While the founding fathers of the Constitution were framing the laws that would govern India, miles from the capital, Delhi, Nandalal Bose and his students in Santiniketan were sketching illustrations that would feature in the manuscript, and would encapsulate India’s rich history, diversity and unity. It was Jawaharlal Nehru who had reportedly proposed that Bose work on the Constitution of India, where the text, too, was handwritten by calligrapher Prem Behari Narain Raizada in flowing italic.
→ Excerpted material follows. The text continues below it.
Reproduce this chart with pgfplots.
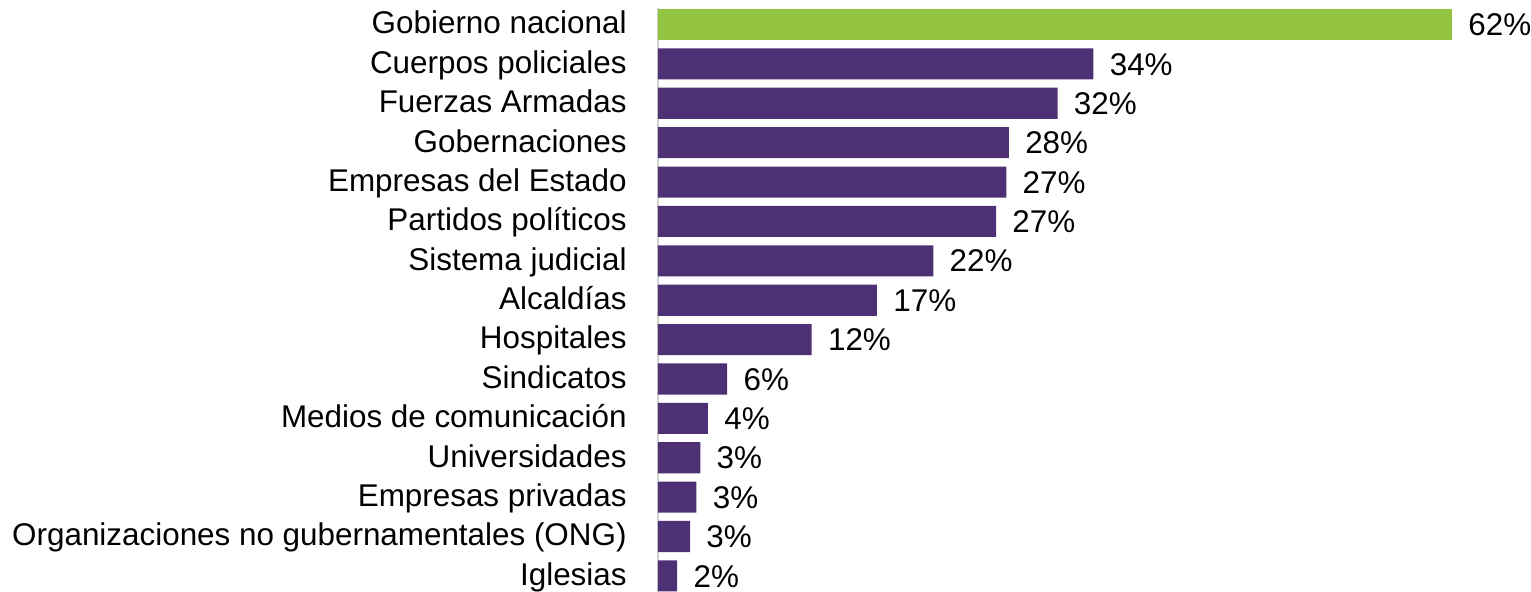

For the world’s longest written Constitution — now carefully kept in the library of the Parliament of India — Bose and his team designed a total of 22 illustrations. Borrowing from Indian miniature tradition, Ajanta frescoes and what came to be defined as the Santiniketan style, intricate frames surround the text. The depictions span different periods. If the initial part has the popular Indus Valley seal mark, the Zebu bull, the Vedic period is represented by a scene from gurukul. We see scenes from various eras, including the Mauryan and Mughal empire, and the dancing Nataraja from the Chola tradition. The freedom movement is portrayed with a figure of Mahatma Gandhi during the Dandi March, and another frame has Subhash Chandra Bose.
Our epics find representation, too. From the Ramayana, there is Ram, Lakshman and Sita returning home; a scene from the Mahabharata has Krishna and Arjun in conversation. Buddha and Mahavira are also part of the Constitution, where the varied geographical terrain of India is also celebrated.